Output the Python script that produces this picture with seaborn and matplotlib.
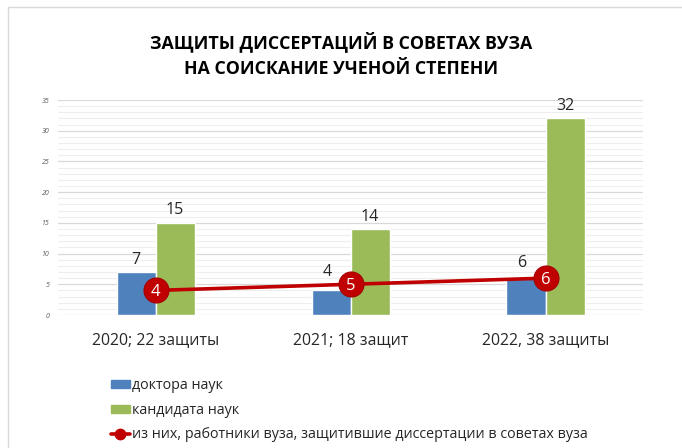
import matplotlib
matplotlib.use('Agg')
import matplotlib.pyplot as plt
import pandas as pd
import seaborn as sns
from matplotlib.patches import Rectangle
from matplotlib.lines import Line2D
from matplotlib.ticker import MultipleLocator

# Data
years = ['2020; 22 защиты', '2021; 18 защит', '2022, 38 защиты']
doctors = [7, 4, 6]
candidates = [15, 14, 32]
staff = [4, 5, 6]
series_names = ['доктора наук', 'кандидата наук']
line_name = 'из них, работники вуза, защитившие диссертации в советах вуза'
title = 'ЗАЩИТЫ ДИССЕРТАЦИЙ В СОВЕТАХ ВУЗА\nНА СОИСКАНИЕ УЧЕНОЙ СТЕПЕНИ'

df = pd.DataFrame({
    'year': years * 2,
    'value': doctors + candidates,
    'type': [series_names[0]] * 3 + [series_names[1]] * 3,
})
df_line = pd.DataFrame({'year': years, 'value': staff})

blue, green, red = '#4F81BD', '#9BBB59', '#C00000'

sns.set_theme(style='white')
plt.rcParams['font.family'] = ['Open Sans', 'DejaVu Sans']

fig = plt.figure(figsize=(6.82, 4.48), dpi=100)
ax = fig.add_axes([58 / 682, 1 - 315 / 448, (643 - 58) / 682, 215 / 448])

sns.barplot(data=df, x='year', y='value', hue='type', palette=[blue, green],
            width=0.4, ax=ax, legend=False, saturation=1)
sns.pointplot(data=df_line, x='year', y='value', color=red, ax=ax,
              markers='o', markersize=18, linewidth=2.6, zorder=5,
              markeredgecolor='#A50000', markeredgewidth=0.8)

# bar value labels (offsets in points)
offsets = [[(0, 9), (-3, 13), (-3, 11)], [(0, 9), (0, 9), (0, 9)]]
for cont, offs in zip(ax.containers[:2], offsets):
    for bar, (dx, dy) in zip(cont, offs):
        h = bar.get_height()
        ax.annotate(f'{h:g}', (bar.get_x() + bar.get_width() / 2, h),
                    xytext=(dx, dy), textcoords='offset points',
                    ha='center', va='center', fontsize=11.5, color='#262626')

# labels inside line markers
for i, v in enumerate(staff):
    ax.text(i, v, str(v), ha='center', va='center_baseline', color='white',
            fontsize=12, zorder=6)

ax.set_xlim(-0.5, 2.5)
ax.set_ylim(0, 35)
ax.yaxis.set_major_locator(MultipleLocator(5))
ax.yaxis.set_minor_locator(MultipleLocator(1))
ax.grid(axis='y', which='major', color='#D9D9D9', linewidth=0.9)
ax.grid(axis='y', which='minor', color='#EEEEEE', linewidth=0.8)
ax.set_axisbelow(True)
for s in ax.spines.values():
    s.set_visible(False)
ax.set_xlabel('')
ax.set_ylabel('')
ax.tick_params(axis='y', labelsize=5, colors='#595959', length=0, pad=6)
for lab in ax.get_yticklabels():
    lab.set_fontstyle('italic')
ax.tick_params(axis='x', labelsize=11.4, colors='#262626', length=0, pad=12)

fig.text(0.5, 1 - 55 / 448, title, ha='center', va='center', fontsize=12.8,
         fontweight='bold', color='black', linespacing=1.55)

# chart frame
fig.patches.append(Rectangle((8 / 682, -0.1), 1.1, 1.1 - 7 / 448,
                             transform=fig.transFigure, fill=False,
                             edgecolor='#D9D9D9', linewidth=1))

handles = [Rectangle((0, 0), 1, 1, color=blue),
           Rectangle((0, 0), 1, 1, color=green),
           Line2D([], [], color=red, linewidth=2.6, marker='o', markersize=7.5)]
fig.legend(handles, series_names + [line_name], loc='upper left',
           bbox_to_anchor=(104 / 682, 1 - 371 / 448), frameon=False,
           fontsize=10.3, handlelength=1.3, handleheight=0.5, handletextpad=0.15,
           labelspacing=0.67, borderpad=0, labelcolor='#262626')

fig.savefig('out.png', dpi=100)
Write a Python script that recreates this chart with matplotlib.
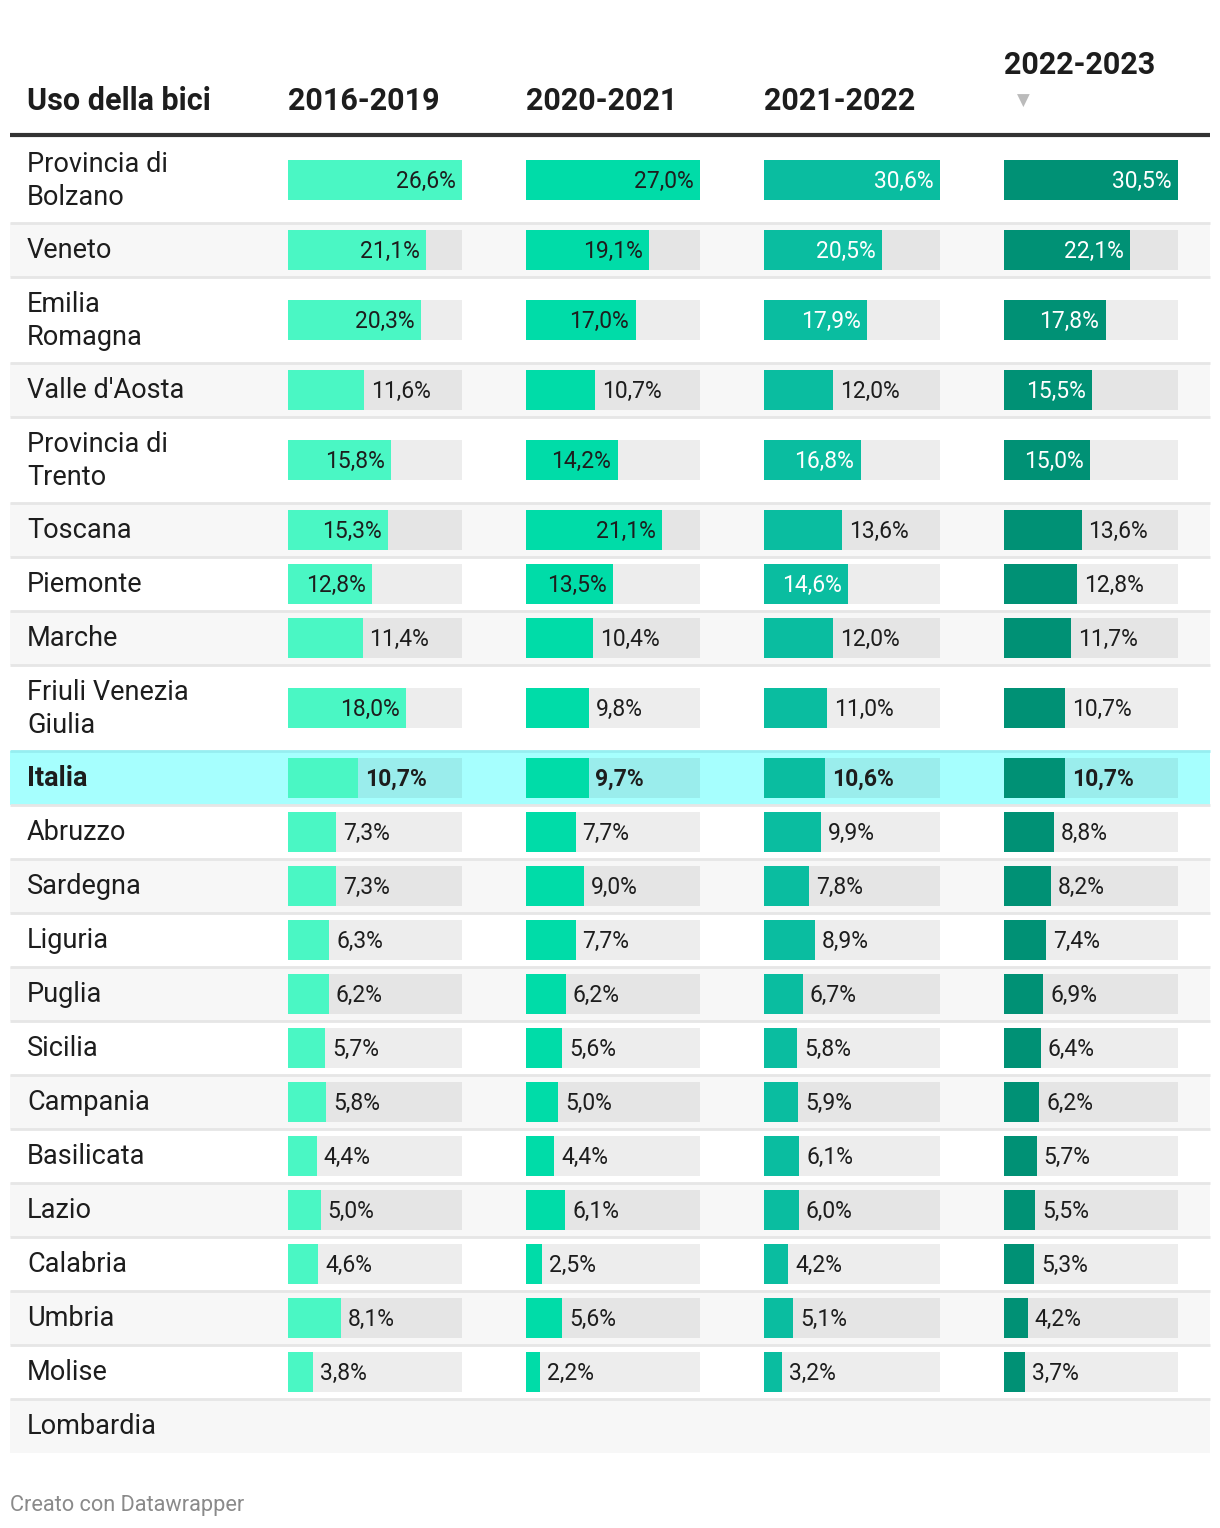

- **To be done**
Replicate the material above verbatim; images stay out of the copy.

- **Task output**
Output the Python script that produces this picture with seaborn and matplotlib.
import matplotlib
matplotlib.use('Agg')
import matplotlib.pyplot as plt
import pandas as pd
import seaborn as sns
from matplotlib.patches import Rectangle
from matplotlib.lines import Line2D
from matplotlib.ticker import MultipleLocator

# Data
years = ['2020; 22 защиты', '2021; 18 защит', '2022, 38 защиты']
doctors = [7, 4, 6]
candidates = [15, 14, 32]
staff = [4, 5, 6]
series_names = ['доктора наук', 'кандидата наук']
line_name = 'из них, работники вуза, защитившие диссертации в советах вуза'
title = 'ЗАЩИТЫ ДИССЕРТАЦИЙ В СОВЕТАХ ВУЗА\nНА СОИСКАНИЕ УЧЕНОЙ СТЕПЕНИ'

df = pd.DataFrame({
    'year': years * 2,
    'value': doctors + candidates,
    'type': [series_names[0]] * 3 + [series_names[1]] * 3,
})
df_line = pd.DataFrame({'year': years, 'value': staff})

blue, green, red = '#4F81BD', '#9BBB59', '#C00000'

sns.set_theme(style='white')
plt.rcParams['font.family'] = ['Open Sans', 'DejaVu Sans']

fig = plt.figure(figsize=(6.82, 4.48), dpi=100)
ax = fig.add_axes([58 / 682, 1 - 315 / 448, (643 - 58) / 682, 215 / 448])

sns.barplot(data=df, x='year', y='value', hue='type', palette=[blue, green],
            width=0.4, ax=ax, legend=False, saturation=1)
sns.pointplot(data=df_line, x='year', y='value', color=red, ax=ax,
              markers='o', markersize=18, linewidth=2.6, zorder=5,
              markeredgecolor='#A50000', markeredgewidth=0.8)

# bar value labels (offsets in points)
offsets = [[(0, 9), (-3, 13), (-3, 11)], [(0, 9), (0, 9), (0, 9)]]
for cont, offs in zip(ax.containers[:2], offsets):
    for bar, (dx, dy) in zip(cont, offs):
        h = bar.get_height()
        ax.annotate(f'{h:g}', (bar.get_x() + bar.get_width() / 2, h),
                    xytext=(dx, dy), textcoords='offset points',
                    ha='center', va='center', fontsize=11.5, color='#262626')

# labels inside line markers
for i, v in enumerate(staff):
    ax.text(i, v, str(v), ha='center', va='center_baseline', color='white',
            fontsize=12, zorder=6)

ax.set_xlim(-0.5, 2.5)
ax.set_ylim(0, 35)
ax.yaxis.set_major_locator(MultipleLocator(5))
ax.yaxis.set_minor_locator(MultipleLocator(1))
ax.grid(axis='y', which='major', color='#D9D9D9', linewidth=0.9)
ax.grid(axis='y', which='minor', color='#EEEEEE', linewidth=0.8)
ax.set_axisbelow(True)
for s in ax.spines.values():
    s.set_visible(False)
ax.set_xlabel('')
ax.set_ylabel('')
ax.tick_params(axis='y', labelsize=5, colors='#595959', length=0, pad=6)
for lab in ax.get_yticklabels():
    lab.set_fontstyle('italic')
ax.tick_params(axis='x', labelsize=11.4, colors='#262626', length=0, pad=12)

fig.text(0.5, 1 - 55 / 448, title, ha='center', va='center', fontsize=12.8,
         fontweight='bold', color='black', linespacing=1.55)

# chart frame
fig.patches.append(Rectangle((8 / 682, -0.1), 1.1, 1.1 - 7 / 448,
                             transform=fig.transFigure, fill=False,
                             edgecolor='#D9D9D9', linewidth=1))

handles = [Rectangle((0, 0), 1, 1, color=blue),
           Rectangle((0, 0), 1, 1, color=green),
           Line2D([], [], color=red, linewidth=2.6, marker='o', markersize=7.5)]
fig.legend(handles, series_names + [line_name], loc='upper left',
           bbox_to_anchor=(104 / 682, 1 - 371 / 448), frameon=False,
           fontsize=10.3, handlelength=1.3, handleheight=0.5, handletextpad=0.15,
           labelspacing=0.67, borderpad=0, labelcolor='#262626')

fig.savefig('out.png', dpi=100)
Write a Python script that recreates this chart with matplotlib.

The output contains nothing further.